Vantage Adds Data Center Facilities Management Services
The exterior of Vantage Data Centers’ V2 facility in Santa Clara, California (Photo: Vantage)

Vantage Adds Data Center Facilities Management Services

Company becomes latest data center provider to get into facilities management outsourcing services

Vantage Data Centers announced addition of Critical Facilities Management services to its list of offerings. CFM services are a way to outsource day-to-day data center management expertise.

The Santa Clara, California-based provider's data center management suite includes consulting and custom on-site support from Vantage employees. That support goes as far as shipping and receiving of equipment, landscape maintenance, and trash removal.

Vantage is the latest multi-tenant data center provider to add facilities management services. Two other recent examples are T5 Data Centers, which started a facilities management company last July and QTS Realty, which launched a facilities management service in October. All three companies have traditional roots in wholesale colocation. Companies across this space have been looking for ways to diversify their services beyond providing space, power, and cooling to their tenants.

Vantage chief operating officer Chris Yetman said adding facilities management was a natural evolution for the company.

"This is the result of having been there ourselves, and us having been out and about in the market, having conversations," he said. "After bringing what we outsourced back in [think maintenance that normally is done by vendor], we realized that there isn't only a need for this, but we're very good at this."

QTS made similar comments about its decision "It was a natural progression for QTS to enter the critical facility management outsourcing space as we have designed, built, owned, and operated our own mega-scale data centers over the last ten years," said Danny Crocker, vice president of operations for QTS CFM. Crocker said reception from the marketplace had been exceptional since the October launch.

Besides data center providers themselves, there are companies that focus on critical facilities management as their core business. Giants like HP also offer CFM services.

Vantage either works with an existing team or sends a team to your data center to manage everything on site. The team will also make suggestions for ways to optimize customers' facilities.

Focus on Computerized Maintenance Management Systems

Vantage will work with a customer's existing systems and tools or bring in its own, including its own Computerized Maintenance Management System. "We find many systems are often capable but not managed correctly," Yetman said.

"We’ve restructured our CMMS (which we will make available to the customer). We link the records in the CMMS to the dependencies. Let’s say you have a CRAH unit -- it knows and has the dependency on the power panel that feeds it. We take it a step further and tell customers and what specific people or teams are potentially affected with maintenance. If something goes wrong, we can tell the exact impact."

Even the best systems can be subject to entropy over time, according to Yetman. To combat this, Vantage built in reporting that indicates what might be falling apart. Instead of yearly maintenance reports, it's a weekly occurrence, so nothing ever falls out of control without notice.

The company has spent a lot more time on training and understanding the data center equipment. It currently aims for a certified technician for each UPS on each staff on each shift, for example. "We save money by not outsourcing maintenance, and there's job satisfaction from the crew because we’re investing in their education," he said.

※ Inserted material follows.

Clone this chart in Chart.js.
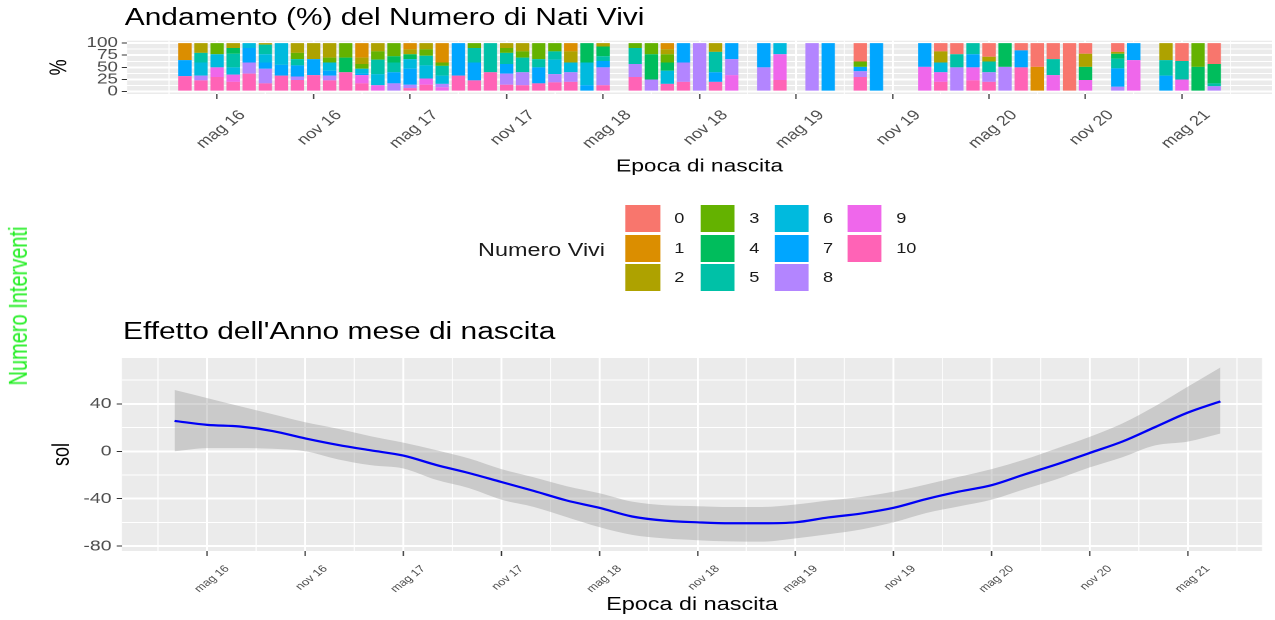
<!DOCTYPE html>
<html>
<head>
<meta charset="utf-8">
<script src="https://cdn.jsdelivr.net/npm/chart.js@4.4.1/dist/chart.umd.min.js"></script>
<style>
  html, body { margin: 0; padding: 0; background: #fff; width: 1275px; height: 620px; overflow: hidden; }
  #stage { position: absolute; left: 0; top: 0; width: 981px; height: 620px; transform-origin: 0 0; transform: scaleX(1.3); font-family: "Liberation Sans", Arial, sans-serif; }
  .abs { position: absolute; white-space: nowrap; }
  .ptitle { font-size: 23px; line-height: 23px; color: #000; }
  .key { position: absolute; width: 26.4px; height: 27px; }
  .klab { position: absolute; font-size: 14px; line-height: 27px; color: #1a1a1a; }
  #sideLabel { left: 13.8px; top: 306px; font-size: 20px; line-height: 20px; color: #22ee22; transform: translate(-50%, -50%) rotate(-90deg); }
</style>
</head>
<body>
<div id="stage">
  <div class="abs ptitle" style="left:96px; top:6px">Andamento (%) del Numero di Nati Vivi</div>
  <canvas id="topChart" class="abs" width="981" height="150" style="left:0; top:29px"></canvas>
  <div id="legend"></div>
  <div class="abs ptitle" style="left:94.6px; top:320px">Effetto dell'Anno mese di nascita</div>
  <canvas id="bottomChart" class="abs" width="981" height="275" style="left:0; top:345px"></canvas>
  <div class="abs" id="sideLabel">Numero Interventi</div>
</div>
<script>
// --- data ---
const categories = ["0", "1", "2", "3", "4", "5", "6", "7", "8", "9", "10"];
const colors = ["#F8766D", "#DB8E00", "#AEA200", "#64B200", "#00BD5C", "#00C1A7", "#00BADE", "#00A6FF", "#B385FF", "#EF67EB", "#FF63B6"];

const barMonths = [
  "2016-03","2016-04","2016-05","2016-06","2016-07","2016-08","2016-09","2016-10","2016-11","2016-12",
  "2017-01","2017-02","2017-03","2017-04","2017-05","2017-06","2017-07","2017-08","2017-09","2017-10",
  "2017-11","2017-12","2018-01","2018-02","2018-03","2018-04","2018-05","2018-07","2018-08","2018-09",
  "2018-10","2018-11","2018-12","2019-01","2019-03","2019-04","2019-06","2019-07","2019-09","2019-10",
  "2020-01","2020-02","2020-03","2020-04","2020-05","2020-06","2020-07","2020-08","2020-09","2020-10",
  "2020-11","2021-01","2021-02","2021-04","2021-05","2021-06","2021-07"
];

// share (%) of each "Numero Vivi" level, one value per month above
const nv0  = [0,0,0,0,0,0,0,0,0,0, 0,0,0,0,0,0,0,0,0,0, 0,0,0,0,0,0,0,0,0,0, 0,0,0,0,0,0,0,0,38,0, 0,17,23,0,28,0,15,49,33,100, 22,18,0,0,37,0,43];
const nv1  = [35,0,0,0,0,0,0,0,0,0, 0,30,0,0,13,0,40,0,0,0, 0,0,0,0,17,0,0,0,0,13, 0,0,0,0,0,0,0,0,0,0, 0,0,0,0,0,0,0,51,0,0, 0,0,0,0,0,0,0];
const nv2  = [0,20,0,10,0,3,0,20,33,30, 0,13,17,0,10,13,0,0,0,0, 10,17,0,0,23,0,7,0,0,10, 0,0,18,0,0,0,0,0,0,0, 0,23,0,0,10,0,0,0,0,0, 27,4,0,35,0,0,0];
const nv3  = [0,0,23,0,0,0,0,13,0,10, 30,10,17,27,0,13,7,0,10,0, 10,13,33,17,0,0,0,10,23,17, 0,0,0,0,0,0,0,0,11,0, 0,0,0,0,0,0,0,0,0,0, 0,0,0,0,0,49,0];
const nv4  = [0,0,0,12,0,0,0,0,0,0, 30,0,0,13,10,0,0,0,0,0, 0,0,0,0,0,40,20,0,52,17, 0,0,0,0,0,0,0,0,0,0, 0,0,0,0,0,49,0,0,0,0, 27,10,0,0,0,51,40];
const nv5  = [0,20,0,28,0,20,0,13,0,0, 0,0,30,20,0,20,20,0,30,60, 23,30,17,17,0,0,10,33,0,0, 0,0,42,0,0,0,0,0,0,0, 0,0,27,23,22,0,0,0,33,0, 0,20,0,32,38,0,6];
const nv6  = [0,27,27,15,10,17,45,0,0,17, 0,10,23,0,20,27,17,0,0,0, 0,0,0,30,20,47,0,0,0,27, 0,0,0,0,0,23,0,0,0,0, 0,20,0,0,0,0,0,0,0,0, 0,0,0,0,0,0,0];
const nv7  = [33,0,0,0,30,13,22,23,33,10, 0,3,0,23,33,0,0,67,37,0, 20,0,33,0,0,13,13,0,0,0, 40,0,20,33,50,0,0,100,9,100, 49,0,0,27,0,0,35,0,0,0, 0,38,35,33,0,0,0];
const nv8  = [0,10,0,0,23,30,0,7,0,10, 0,0,0,17,7,0,7,0,0,0, 23,27,0,17,20,0,37,27,25,0, 40,100,0,33,50,0,100,0,12,0, 0,0,50,0,20,51,0,0,0,0, 0,10,0,0,0,0,11];
const nv9  = [0,0,20,15,0,0,0,0,0,0, 0,17,13,0,0,13,9,0,0,0, 0,0,0,0,0,0,0,0,0,0, 0,0,0,34,0,53,0,0,0,0, 51,20,0,27,0,0,0,0,34,0, 24,0,65,0,25,0,0];
const nv10 = [32,23,30,20,37,17,33,24,34,23, 40,17,0,0,7,14,0,33,23,40, 14,13,17,19,20,0,13,30,0,16, 20,0,20,0,0,24,0,0,30,0, 0,20,0,23,20,0,50,0,0,0, 0,0,0,0,0,0,0];
const shares = [nv0, nv1, nv2, nv3, nv4, nv5, nv6, nv7, nv8, nv9, nv10];

// smoothed effect of birth month, with its band
const smoothMonths = [
  "2016-03","2016-05","2016-07","2016-09","2016-11","2017-01","2017-03","2017-05","2017-07","2017-09",
  "2017-11","2018-01","2018-03","2018-05","2018-07","2018-09","2018-11","2019-01","2019-03","2019-05",
  "2019-07","2019-09","2019-11","2020-01","2020-03","2020-05","2020-07","2020-09","2020-11","2021-01",
  "2021-03","2021-05","2021-07"
];
const solFit   = [25.6, 22.3, 20.9, 17.1, 10.9, 5.4, 0.8, -3.6, -11.5, -18.3, -25.9, -33.5, -41.5, -47.7, -55, -58.5, -59.9, -60.7, -60.7, -59.9, -55.8, -52.5, -47.7, -40.3, -34, -28.6, -19.6, -10.9, -1.4, 8.2, 20.4, 32.6, 42.1];
const solLower = [0, 2.7, 2.7, 2.1, 0, -6.8, -11.7, -14.5, -24, -31, -40.8, -47, -55.5, -64, -70.5, -73.5, -75, -76, -76.2, -73.5, -70, -66, -59.9, -52, -46.5, -40.8, -32, -23.5, -13.6, -5, 5, 8.2, 15];
const solUpper = [51.7, 44.9, 38, 31.3, 24.5, 19, 12.7, 7.3, 1, -6, -15, -22, -29.5, -35.4, -42.5, -45.5, -46.3, -47, -47, -44.9, -41.5, -38.5, -34, -28, -21.5, -15, -7, 2.5, 12.2, 23.5, 38, 54.4, 70.7];

// axis ticks
const tickMonths = ["2016-05","2016-11","2017-05","2017-11","2018-05","2018-11","2019-05","2019-11","2020-05","2020-11","2021-05"];
const tickLabels = ["mag 16","nov 16","mag 17","nov 17","mag 18","nov 18","mag 19","nov 19","mag 20","nov 20","mag 21"];
const pctTicks = [0, 25, 50, 75, 100];
const solTicks = [-80, -40, 0, 40];

// --- helpers ---
function monthIndex(s) {
  const [y, m] = s.split("-").map(Number);
  return (y - 2016) * 12 + (m - 1);
}
const majorX = tickMonths.map(monthIndex);
// minor grid halfway between majors, plus one each side
const minorX = [majorX[0] - 3].concat(majorX.map(v => v + 3));
const gridX = majorX.concat(minorX).sort((a, b) => a - b);
const xLabel = v => { const i = majorX.indexOf(v); return i >= 0 ? tickLabels[i] : ""; };

function withMinors(list) {
  const step = list[1] - list[0];
  const out = [];
  list.forEach(v => { out.push(v); out.push(v + step / 2); });
  out.unshift(list[0] - step / 2);
  return out.sort((a, b) => a - b);
}

Chart.defaults.font.family = '"Liberation Sans", Arial, sans-serif';

const panelBg = {
  id: "panelBg",
  beforeDraw(chart) {
    const { ctx, chartArea: a } = chart;
    ctx.save();
    ctx.fillStyle = "#EBEBEB";
    ctx.fillRect(a.left, a.top, a.width, a.height);
    ctx.restore();
  }
};

function xGrid(tickLen) {
  return {
    offset: false,
    color: "#FFFFFF",
    lineWidth: ctx => (ctx.tick && majorX.includes(ctx.tick.value)) ? 1.5 : 0.8,
    tickColor: ctx => (ctx.tick && majorX.includes(ctx.tick.value)) ? "#333333" : "rgba(0,0,0,0)",
    tickLength: tickLen,
    tickWidth: 1
  };
}
function yGrid(majors, tickLen) {
  return {
    color: "#FFFFFF",
    lineWidth: ctx => (ctx.tick && majors.includes(ctx.tick.value)) ? 2 : 1,
    tickColor: ctx => (ctx.tick && majors.includes(ctx.tick.value)) ? "#333333" : "rgba(0,0,0,0)",
    tickLength: tickLen,
    tickWidth: 1
  };
}

// --- top chart: 100% stacked bars ---
const barSets = [];
for (let k = categories.length - 1; k >= 0; k--) {
  barSets.push({
    label: categories[k],
    data: barMonths.map((m, i) => ({ x: monthIndex(m), y: shares[k][i] })),
    backgroundColor: colors[k],
    borderWidth: 0,
    grouped: false,
    barPercentage: 0.83,
    categoryPercentage: 1
  });
}

new Chart(document.getElementById("topChart"), {
  type: "bar",
  data: { datasets: barSets },
  plugins: [panelBg],
  options: {
    responsive: false,
    devicePixelRatio: 2,
    animation: false,
    layout: { autoPadding: false, padding: { left: 0, right: 2.5, top: 10, bottom: 0 } },
    plugins: { legend: { display: false }, tooltip: { enabled: false } },
    scales: {
      x: {
        type: "linear", min: -1.6, max: 69.6, offset: false,
        afterBuildTicks: s => { s.ticks = gridX.map(v => ({ value: v })); },
        afterFit: s => { s.height = 85; },
        ticks: { autoSkip: false, minRotation: 45, maxRotation: 45, font: { size: 14 }, color: "#4D4D4D", padding: 8, labelOffset: 19.5, callback: v => xLabel(v) },
        grid: xGrid(5),
        border: { display: false },
        title: { display: true, text: "Epoca di nascita", font: { size: 17.5 }, color: "#000", padding: { top: 0, bottom: 2 } }
      },
      y: {
        stacked: true, min: -5, max: 105,
        afterBuildTicks: s => { s.ticks = withMinors(pctTicks).filter(v => v >= -5 && v <= 105).map(v => ({ value: v })); },
        afterFit: s => { s.width = 97.7; },
        ticks: { autoSkip: false, font: { size: 14.5 }, color: "#4D4D4D", padding: 3, callback: v => pctTicks.includes(v) ? String(v) : "" },
        grid: yGrid(pctTicks, 4),
        border: { display: false },
        title: { display: true, text: "%", font: { size: 18 }, color: "#000", padding: { top: 35.4, bottom: 0 } }
      }
    }
  }
});

// --- legend ---
const legend = document.getElementById("legend");
const legendTitle = document.createElement("div");
legendTitle.className = "abs";
legendTitle.style.cssText = "left:367.7px; top:239px; font-size:18px; line-height:22px; color:#1a1a1a";
legendTitle.textContent = "Numero Vivi";
legend.appendChild(legendTitle);
const keyCols = [481.3, 539, 595.6, 652];
const keyRows = [205, 235, 264];
categories.forEach((c, i) => {
  const col = Math.floor(i / 3), row = i % 3;
  const key = document.createElement("div");
  key.className = "key";
  key.style.left = keyCols[col] + "px";
  key.style.top = keyRows[row] + "px";
  key.style.background = colors[i];
  legend.appendChild(key);
  const lab = document.createElement("div");
  lab.className = "klab";
  lab.style.left = (keyCols[col] + 37.4) + "px";
  lab.style.top = keyRows[row] + "px";
  lab.textContent = c;
  legend.appendChild(lab);
});

// --- bottom chart: smooth line with band ---
const pts = arr => smoothMonths.map((m, i) => ({ x: monthIndex(m), y: arr[i] }));

new Chart(document.getElementById("bottomChart"), {
  type: "line",
  data: {
    datasets: [
      { label: "fit", data: pts(solFit), borderColor: "#0000F5", borderWidth: 2.2, pointRadius: 0, fill: false, cubicInterpolationMode: "monotone" },
      { label: "lower", data: pts(solLower), borderWidth: 0, borderColor: "rgba(0,0,0,0)", pointRadius: 0, fill: false, cubicInterpolationMode: "monotone" },
      { label: "upper", data: pts(solUpper), borderWidth: 0, borderColor: "rgba(0,0,0,0)", pointRadius: 0, fill: "-1", backgroundColor: "rgba(153,153,153,0.4)", cubicInterpolationMode: "monotone" }
    ]
  },
  plugins: [panelBg],
  options: {
    responsive: false,
    devicePixelRatio: 2,
    animation: false,
    layout: { autoPadding: false, padding: { left: 0, right: 10.2, top: 7, bottom: 0 } },
    plugins: { legend: { display: false }, tooltip: { enabled: false } },
    scales: {
      x: {
        type: "linear", min: -1.22, max: 68.55, offset: false,
        afterBuildTicks: s => { s.ticks = gridX.map(v => ({ value: v })); },
        afterFit: s => { s.height = 69; },
        ticks: { autoSkip: false, minRotation: 45, maxRotation: 45, font: { size: 10 }, color: "#4D4D4D", padding: 7, labelOffset: 15.5, callback: v => xLabel(v) },
        grid: xGrid(5),
        border: { display: false },
        title: { display: true, text: "Epoca di nascita", font: { size: 18 }, color: "#000", padding: { top: 0, bottom: 4.2 } }
      },
      y: {
        min: -84.1, max: 78.7,
        afterBuildTicks: s => { s.ticks = withMinors(solTicks).filter(v => v >= -84.1 && v <= 78.7).map(v => ({ value: v })); },
        afterFit: s => { s.width = 93.8; },
        ticks: { autoSkip: false, font: { size: 15 }, color: "#4D4D4D", padding: 4, callback: v => solTicks.includes(v) ? String(v) : "" },
        grid: yGrid(solTicks, 4),
        border: { display: false },
        title: { display: true, text: "sol", font: { size: 18 }, color: "#000", padding: { top: 37.2, bottom: 0 } }
      }
    }
  }
});
</script>
</body>
</html>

A lot of the traditional parts of running an enterprise data center are being outsourced to leverage economies of scale. Itss colocation for physical space and power; it's cloud for IT; and facilities management is for day-to-day operations.

There are several reasons to consider outsourcing the day-to-day. Potential Vantage customers may be stuck with underperforming teams because facilities management isn't their core competency. "A company may be more about software development than running the servers, so they don't put a focus on it," said Yetman. "They're too busy putting energy in another part of the business."

Some customers are also disappointed with existing maintenance contracts with vendors, because a vendor can't provide this level of individual care.

More Potential for Sale-Leaseback Deals

Besides another revenue stream, addition of facilities management services gives Vantage and others a possible avenue for expansion through sale-leaseback transactions.

"If we look at a facility and fall in love with the environment and underpinnings, there’s a chance we can ask to take it further off your hands," said Yetman. "We can see if there’s opportunities to further our footprint, and maybe even give us opportunity to expand in that market; then open up more space. It would free up capital for the company [customer], and we'd run it for them. Our economies of scale would mean it would run more efficiently and we'd still have an opportunity to get a margin."